AIM OF THE EXERCISE ->
For the data below, transcribe the part that opens with the line containing "Recreate this image" and closes with the line containing "bar_colors = ['#009A00', '#3399FF', '#FF6600', '#0000BB']", exactly and with no pictures.

━━━━━━━━━━

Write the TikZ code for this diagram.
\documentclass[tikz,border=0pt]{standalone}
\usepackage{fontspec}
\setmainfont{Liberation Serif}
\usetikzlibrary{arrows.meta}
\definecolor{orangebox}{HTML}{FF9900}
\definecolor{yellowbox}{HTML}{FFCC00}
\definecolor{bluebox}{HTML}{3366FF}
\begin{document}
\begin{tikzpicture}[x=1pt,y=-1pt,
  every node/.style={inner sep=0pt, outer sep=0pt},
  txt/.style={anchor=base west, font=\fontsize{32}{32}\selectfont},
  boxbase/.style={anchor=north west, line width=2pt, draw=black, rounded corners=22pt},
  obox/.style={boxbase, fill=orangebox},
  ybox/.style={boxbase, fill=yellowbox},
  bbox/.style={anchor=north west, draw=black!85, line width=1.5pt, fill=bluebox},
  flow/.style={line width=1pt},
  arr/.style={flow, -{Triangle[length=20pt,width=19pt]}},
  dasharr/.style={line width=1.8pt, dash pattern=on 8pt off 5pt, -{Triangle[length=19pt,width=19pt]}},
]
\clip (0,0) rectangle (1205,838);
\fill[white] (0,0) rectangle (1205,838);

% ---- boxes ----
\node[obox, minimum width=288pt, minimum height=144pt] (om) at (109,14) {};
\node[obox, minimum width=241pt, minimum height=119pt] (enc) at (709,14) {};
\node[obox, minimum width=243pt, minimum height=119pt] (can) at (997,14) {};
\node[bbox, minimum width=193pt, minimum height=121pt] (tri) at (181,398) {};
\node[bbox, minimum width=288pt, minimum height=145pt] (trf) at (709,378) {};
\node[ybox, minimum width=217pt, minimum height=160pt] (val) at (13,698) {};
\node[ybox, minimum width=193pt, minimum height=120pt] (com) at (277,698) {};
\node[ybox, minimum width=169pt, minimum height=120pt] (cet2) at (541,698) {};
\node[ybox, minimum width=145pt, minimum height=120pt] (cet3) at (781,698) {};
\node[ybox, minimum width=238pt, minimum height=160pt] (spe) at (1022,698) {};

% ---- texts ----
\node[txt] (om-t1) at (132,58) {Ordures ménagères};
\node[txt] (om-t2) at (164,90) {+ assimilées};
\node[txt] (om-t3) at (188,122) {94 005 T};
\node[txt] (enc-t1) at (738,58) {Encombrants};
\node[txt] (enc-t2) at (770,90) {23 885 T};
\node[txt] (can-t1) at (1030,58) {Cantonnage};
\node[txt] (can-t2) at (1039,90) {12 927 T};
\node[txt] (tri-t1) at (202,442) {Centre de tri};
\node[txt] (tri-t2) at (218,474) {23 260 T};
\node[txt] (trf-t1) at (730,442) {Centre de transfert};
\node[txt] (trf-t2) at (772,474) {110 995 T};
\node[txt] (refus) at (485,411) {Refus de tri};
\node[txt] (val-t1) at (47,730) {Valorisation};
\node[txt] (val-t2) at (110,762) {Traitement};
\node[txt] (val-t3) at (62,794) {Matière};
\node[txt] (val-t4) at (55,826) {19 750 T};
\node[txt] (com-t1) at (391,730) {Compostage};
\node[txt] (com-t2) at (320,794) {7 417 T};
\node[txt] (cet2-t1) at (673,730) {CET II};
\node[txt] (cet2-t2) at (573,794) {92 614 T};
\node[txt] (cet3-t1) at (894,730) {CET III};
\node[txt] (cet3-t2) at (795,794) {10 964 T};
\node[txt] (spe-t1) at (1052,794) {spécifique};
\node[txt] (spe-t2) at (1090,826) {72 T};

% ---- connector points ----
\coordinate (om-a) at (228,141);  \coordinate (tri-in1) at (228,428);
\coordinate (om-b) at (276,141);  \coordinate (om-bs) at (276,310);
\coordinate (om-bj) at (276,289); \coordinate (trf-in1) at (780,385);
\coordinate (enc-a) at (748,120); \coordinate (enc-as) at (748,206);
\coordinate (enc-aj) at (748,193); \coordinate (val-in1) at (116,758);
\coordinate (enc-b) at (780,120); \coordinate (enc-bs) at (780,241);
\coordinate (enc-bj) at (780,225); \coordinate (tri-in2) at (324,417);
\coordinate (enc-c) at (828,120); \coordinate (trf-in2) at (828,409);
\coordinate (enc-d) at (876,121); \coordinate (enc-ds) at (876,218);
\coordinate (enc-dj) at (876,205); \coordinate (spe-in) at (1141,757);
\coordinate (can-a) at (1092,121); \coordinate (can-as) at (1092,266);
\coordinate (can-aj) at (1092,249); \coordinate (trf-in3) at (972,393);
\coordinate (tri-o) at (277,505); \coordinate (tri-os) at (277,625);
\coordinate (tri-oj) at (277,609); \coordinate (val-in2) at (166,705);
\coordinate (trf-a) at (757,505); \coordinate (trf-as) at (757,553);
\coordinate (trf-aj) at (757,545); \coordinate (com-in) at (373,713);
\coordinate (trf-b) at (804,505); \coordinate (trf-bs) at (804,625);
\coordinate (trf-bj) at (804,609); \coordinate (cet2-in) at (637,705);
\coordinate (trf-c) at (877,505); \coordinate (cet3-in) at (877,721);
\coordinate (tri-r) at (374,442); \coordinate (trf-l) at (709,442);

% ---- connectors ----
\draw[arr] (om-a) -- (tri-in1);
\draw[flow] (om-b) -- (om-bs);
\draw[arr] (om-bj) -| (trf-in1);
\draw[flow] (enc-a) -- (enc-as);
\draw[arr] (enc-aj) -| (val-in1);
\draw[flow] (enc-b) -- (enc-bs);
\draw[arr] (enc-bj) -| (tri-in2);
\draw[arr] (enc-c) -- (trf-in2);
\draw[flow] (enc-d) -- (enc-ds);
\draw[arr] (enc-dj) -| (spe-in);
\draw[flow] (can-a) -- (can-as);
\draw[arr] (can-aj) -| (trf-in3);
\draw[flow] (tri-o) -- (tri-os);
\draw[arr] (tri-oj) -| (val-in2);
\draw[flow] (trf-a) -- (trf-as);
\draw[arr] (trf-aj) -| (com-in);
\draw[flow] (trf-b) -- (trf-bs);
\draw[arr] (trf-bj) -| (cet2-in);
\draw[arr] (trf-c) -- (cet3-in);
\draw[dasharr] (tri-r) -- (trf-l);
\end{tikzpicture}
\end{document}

━━━━━━━━━━

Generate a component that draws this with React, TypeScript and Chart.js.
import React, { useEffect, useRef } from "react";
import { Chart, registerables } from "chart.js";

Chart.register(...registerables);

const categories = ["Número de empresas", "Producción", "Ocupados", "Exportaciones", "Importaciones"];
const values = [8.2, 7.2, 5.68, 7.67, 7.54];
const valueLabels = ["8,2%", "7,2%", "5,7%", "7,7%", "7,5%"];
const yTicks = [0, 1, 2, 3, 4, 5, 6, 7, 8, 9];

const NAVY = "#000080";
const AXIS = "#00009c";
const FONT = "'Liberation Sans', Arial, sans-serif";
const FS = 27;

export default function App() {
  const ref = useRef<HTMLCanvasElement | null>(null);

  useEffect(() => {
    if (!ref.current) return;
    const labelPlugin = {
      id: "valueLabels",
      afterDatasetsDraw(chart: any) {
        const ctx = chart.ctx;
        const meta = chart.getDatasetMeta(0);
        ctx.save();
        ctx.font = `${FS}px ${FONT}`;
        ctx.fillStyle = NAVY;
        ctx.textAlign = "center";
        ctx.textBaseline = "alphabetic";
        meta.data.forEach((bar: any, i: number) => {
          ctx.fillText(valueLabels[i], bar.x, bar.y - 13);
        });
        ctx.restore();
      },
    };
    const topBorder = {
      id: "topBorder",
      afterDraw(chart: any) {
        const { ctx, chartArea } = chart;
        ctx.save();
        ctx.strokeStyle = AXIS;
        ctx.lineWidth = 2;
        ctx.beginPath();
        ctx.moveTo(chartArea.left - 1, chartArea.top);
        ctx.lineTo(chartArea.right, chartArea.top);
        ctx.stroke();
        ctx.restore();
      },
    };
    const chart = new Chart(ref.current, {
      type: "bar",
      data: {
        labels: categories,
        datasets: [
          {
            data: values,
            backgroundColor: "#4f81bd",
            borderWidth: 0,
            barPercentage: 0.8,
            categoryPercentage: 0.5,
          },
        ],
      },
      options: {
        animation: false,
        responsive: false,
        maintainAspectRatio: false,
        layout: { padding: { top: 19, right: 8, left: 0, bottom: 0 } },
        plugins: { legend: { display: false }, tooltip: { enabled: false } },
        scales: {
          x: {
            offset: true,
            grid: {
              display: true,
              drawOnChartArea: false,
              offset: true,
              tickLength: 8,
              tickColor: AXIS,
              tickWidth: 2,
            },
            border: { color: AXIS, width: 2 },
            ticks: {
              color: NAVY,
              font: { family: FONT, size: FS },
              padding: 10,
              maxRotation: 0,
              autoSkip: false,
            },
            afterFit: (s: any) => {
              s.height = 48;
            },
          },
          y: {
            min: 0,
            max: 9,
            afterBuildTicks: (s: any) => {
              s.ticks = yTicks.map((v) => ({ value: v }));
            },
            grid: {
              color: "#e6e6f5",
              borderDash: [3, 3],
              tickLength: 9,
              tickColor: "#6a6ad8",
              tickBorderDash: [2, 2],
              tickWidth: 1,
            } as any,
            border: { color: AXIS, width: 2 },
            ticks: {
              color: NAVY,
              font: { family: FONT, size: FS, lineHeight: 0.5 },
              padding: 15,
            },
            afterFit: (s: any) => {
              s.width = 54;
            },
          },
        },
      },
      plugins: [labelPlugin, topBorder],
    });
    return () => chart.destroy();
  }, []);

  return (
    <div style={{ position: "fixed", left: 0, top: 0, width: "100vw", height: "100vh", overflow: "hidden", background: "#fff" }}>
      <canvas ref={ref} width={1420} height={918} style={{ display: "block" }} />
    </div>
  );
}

━━━━━━━━━━

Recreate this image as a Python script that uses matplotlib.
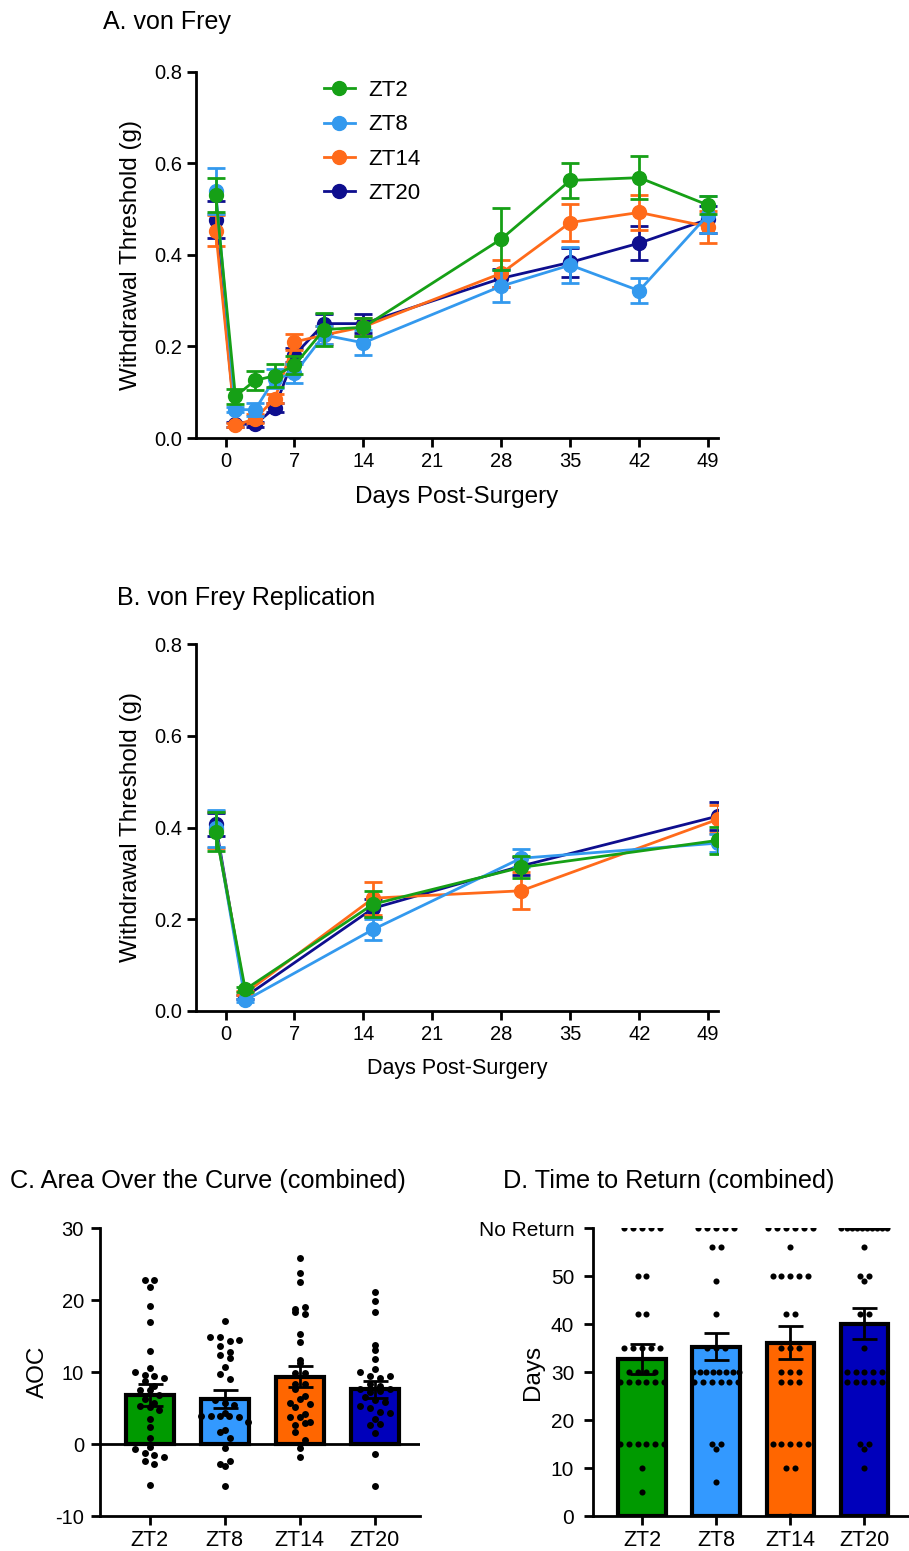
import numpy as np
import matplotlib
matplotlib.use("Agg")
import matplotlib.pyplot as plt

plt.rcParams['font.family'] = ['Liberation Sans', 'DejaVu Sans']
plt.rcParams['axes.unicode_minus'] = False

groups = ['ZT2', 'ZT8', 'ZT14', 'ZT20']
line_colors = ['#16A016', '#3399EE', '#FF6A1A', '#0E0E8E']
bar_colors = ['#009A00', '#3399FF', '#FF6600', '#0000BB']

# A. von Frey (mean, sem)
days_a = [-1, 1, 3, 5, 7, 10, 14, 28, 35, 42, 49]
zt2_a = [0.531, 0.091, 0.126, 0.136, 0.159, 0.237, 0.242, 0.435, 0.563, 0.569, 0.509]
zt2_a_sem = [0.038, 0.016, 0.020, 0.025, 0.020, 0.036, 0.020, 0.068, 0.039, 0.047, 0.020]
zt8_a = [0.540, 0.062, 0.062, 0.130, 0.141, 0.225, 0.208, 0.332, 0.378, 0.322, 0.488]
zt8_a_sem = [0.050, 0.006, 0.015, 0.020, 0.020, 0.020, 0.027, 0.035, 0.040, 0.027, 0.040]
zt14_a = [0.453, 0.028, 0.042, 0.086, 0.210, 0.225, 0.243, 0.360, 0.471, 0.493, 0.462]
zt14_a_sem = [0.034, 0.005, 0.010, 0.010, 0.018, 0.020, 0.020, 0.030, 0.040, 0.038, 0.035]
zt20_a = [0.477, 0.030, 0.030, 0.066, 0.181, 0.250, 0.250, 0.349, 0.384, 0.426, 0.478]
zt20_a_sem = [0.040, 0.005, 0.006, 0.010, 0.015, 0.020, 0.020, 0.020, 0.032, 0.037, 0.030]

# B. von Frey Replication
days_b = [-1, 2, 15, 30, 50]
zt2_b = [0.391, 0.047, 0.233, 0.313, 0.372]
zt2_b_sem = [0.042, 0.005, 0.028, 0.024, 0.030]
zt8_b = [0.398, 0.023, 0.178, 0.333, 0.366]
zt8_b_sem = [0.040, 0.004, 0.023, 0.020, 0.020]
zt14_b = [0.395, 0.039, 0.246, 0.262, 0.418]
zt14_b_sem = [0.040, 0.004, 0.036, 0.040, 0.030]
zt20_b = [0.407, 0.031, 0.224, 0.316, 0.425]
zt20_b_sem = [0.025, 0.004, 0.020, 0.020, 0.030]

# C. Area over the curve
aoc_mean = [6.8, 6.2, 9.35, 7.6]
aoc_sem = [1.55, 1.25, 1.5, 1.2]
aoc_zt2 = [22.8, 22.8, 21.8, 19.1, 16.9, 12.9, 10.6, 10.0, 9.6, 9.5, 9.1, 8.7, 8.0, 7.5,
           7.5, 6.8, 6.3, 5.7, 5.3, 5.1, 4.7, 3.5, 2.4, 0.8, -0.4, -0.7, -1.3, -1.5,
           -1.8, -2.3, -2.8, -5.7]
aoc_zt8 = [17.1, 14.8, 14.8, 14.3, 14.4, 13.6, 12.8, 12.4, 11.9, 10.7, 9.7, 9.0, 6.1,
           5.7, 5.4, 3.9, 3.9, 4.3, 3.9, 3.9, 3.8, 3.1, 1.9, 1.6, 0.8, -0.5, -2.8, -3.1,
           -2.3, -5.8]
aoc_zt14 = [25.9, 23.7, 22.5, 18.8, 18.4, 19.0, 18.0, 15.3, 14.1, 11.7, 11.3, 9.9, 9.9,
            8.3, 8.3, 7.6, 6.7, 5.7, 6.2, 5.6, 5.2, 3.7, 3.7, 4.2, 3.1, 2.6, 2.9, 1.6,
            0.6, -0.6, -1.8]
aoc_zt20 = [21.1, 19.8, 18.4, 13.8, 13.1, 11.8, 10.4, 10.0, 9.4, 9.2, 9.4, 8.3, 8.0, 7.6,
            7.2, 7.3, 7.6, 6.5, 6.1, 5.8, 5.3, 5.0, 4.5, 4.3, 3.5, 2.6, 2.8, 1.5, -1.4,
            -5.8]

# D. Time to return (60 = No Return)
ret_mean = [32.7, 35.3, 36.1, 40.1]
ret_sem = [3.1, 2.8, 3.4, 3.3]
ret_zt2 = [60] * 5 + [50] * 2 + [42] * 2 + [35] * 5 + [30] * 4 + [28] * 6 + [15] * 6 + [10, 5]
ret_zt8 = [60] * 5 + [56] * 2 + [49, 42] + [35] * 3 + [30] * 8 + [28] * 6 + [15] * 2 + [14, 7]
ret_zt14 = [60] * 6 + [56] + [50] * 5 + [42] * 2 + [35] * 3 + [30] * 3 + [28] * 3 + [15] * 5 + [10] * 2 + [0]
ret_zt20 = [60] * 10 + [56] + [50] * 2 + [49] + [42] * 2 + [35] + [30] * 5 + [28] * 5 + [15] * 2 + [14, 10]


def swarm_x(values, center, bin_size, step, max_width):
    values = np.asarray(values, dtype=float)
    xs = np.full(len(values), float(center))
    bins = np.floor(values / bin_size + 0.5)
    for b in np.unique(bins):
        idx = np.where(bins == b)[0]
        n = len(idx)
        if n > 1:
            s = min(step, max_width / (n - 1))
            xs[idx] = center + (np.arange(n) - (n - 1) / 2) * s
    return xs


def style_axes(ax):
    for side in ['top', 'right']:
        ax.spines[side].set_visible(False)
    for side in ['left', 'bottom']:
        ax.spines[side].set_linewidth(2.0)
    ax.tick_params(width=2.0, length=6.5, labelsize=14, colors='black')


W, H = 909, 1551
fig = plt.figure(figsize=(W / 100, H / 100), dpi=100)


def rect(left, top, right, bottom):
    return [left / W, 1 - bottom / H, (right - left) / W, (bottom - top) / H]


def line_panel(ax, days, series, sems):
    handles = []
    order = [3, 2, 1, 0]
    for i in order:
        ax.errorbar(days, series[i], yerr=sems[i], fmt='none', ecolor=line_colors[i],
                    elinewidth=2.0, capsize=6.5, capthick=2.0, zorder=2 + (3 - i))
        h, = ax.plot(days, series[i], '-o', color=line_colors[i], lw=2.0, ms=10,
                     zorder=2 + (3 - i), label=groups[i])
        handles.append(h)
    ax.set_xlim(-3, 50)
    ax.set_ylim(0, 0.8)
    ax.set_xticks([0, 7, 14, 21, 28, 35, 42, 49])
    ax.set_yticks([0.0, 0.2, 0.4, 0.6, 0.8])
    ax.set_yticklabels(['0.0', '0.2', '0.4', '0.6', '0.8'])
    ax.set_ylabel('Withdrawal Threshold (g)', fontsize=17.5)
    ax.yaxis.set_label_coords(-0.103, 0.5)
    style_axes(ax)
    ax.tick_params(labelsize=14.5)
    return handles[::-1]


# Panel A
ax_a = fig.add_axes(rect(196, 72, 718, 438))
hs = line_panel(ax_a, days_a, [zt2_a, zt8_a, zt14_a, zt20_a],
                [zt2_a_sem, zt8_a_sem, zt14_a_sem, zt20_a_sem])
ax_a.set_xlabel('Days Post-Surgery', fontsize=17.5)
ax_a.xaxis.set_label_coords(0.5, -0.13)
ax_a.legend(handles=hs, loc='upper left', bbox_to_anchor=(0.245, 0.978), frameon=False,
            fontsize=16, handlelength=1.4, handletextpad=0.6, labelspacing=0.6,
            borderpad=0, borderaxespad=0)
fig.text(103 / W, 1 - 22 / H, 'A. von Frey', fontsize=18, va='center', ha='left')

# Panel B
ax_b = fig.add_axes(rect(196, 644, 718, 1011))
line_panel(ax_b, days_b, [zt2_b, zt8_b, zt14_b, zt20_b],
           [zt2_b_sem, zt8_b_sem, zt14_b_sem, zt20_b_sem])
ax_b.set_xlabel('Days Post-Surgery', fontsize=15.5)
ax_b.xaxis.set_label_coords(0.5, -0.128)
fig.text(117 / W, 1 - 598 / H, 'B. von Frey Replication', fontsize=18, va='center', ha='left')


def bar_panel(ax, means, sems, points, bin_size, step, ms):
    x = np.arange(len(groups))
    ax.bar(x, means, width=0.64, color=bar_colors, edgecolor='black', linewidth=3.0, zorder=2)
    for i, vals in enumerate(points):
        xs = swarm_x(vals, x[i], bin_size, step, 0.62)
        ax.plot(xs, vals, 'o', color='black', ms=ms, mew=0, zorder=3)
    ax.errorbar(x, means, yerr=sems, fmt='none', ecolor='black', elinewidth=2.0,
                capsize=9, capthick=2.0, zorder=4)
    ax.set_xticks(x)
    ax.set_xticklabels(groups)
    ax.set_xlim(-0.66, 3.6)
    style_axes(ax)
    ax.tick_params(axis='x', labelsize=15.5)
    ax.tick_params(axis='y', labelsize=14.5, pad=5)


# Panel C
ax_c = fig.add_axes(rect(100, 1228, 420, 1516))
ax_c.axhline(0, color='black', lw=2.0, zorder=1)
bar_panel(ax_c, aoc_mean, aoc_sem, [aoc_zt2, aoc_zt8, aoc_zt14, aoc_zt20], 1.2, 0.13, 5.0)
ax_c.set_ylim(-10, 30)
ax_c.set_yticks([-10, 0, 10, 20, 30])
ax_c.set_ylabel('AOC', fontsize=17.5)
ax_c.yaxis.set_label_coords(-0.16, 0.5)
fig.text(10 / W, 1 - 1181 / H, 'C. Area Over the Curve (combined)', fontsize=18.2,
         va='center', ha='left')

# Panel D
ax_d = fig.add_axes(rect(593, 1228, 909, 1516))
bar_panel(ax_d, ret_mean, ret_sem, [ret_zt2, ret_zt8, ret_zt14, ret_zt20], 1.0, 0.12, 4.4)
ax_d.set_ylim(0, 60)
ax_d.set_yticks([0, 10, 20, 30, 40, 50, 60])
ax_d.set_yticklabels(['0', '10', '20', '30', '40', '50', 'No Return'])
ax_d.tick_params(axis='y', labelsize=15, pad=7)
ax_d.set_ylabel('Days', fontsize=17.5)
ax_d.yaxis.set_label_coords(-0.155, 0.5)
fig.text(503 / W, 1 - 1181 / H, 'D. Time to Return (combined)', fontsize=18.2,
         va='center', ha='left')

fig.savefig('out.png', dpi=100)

━━━━━━━━━━

OUTPUT OF THE TASK ->
Recreate this image as a Python script that uses matplotlib.
import numpy as np
import matplotlib
matplotlib.use("Agg")
import matplotlib.pyplot as plt

plt.rcParams['font.family'] = ['Liberation Sans', 'DejaVu Sans']
plt.rcParams['axes.unicode_minus'] = False

groups = ['ZT2', 'ZT8', 'ZT14', 'ZT20']
line_colors = ['#16A016', '#3399EE', '#FF6A1A', '#0E0E8E']
bar_colors = ['#009A00', '#3399FF', '#FF6600', '#0000BB']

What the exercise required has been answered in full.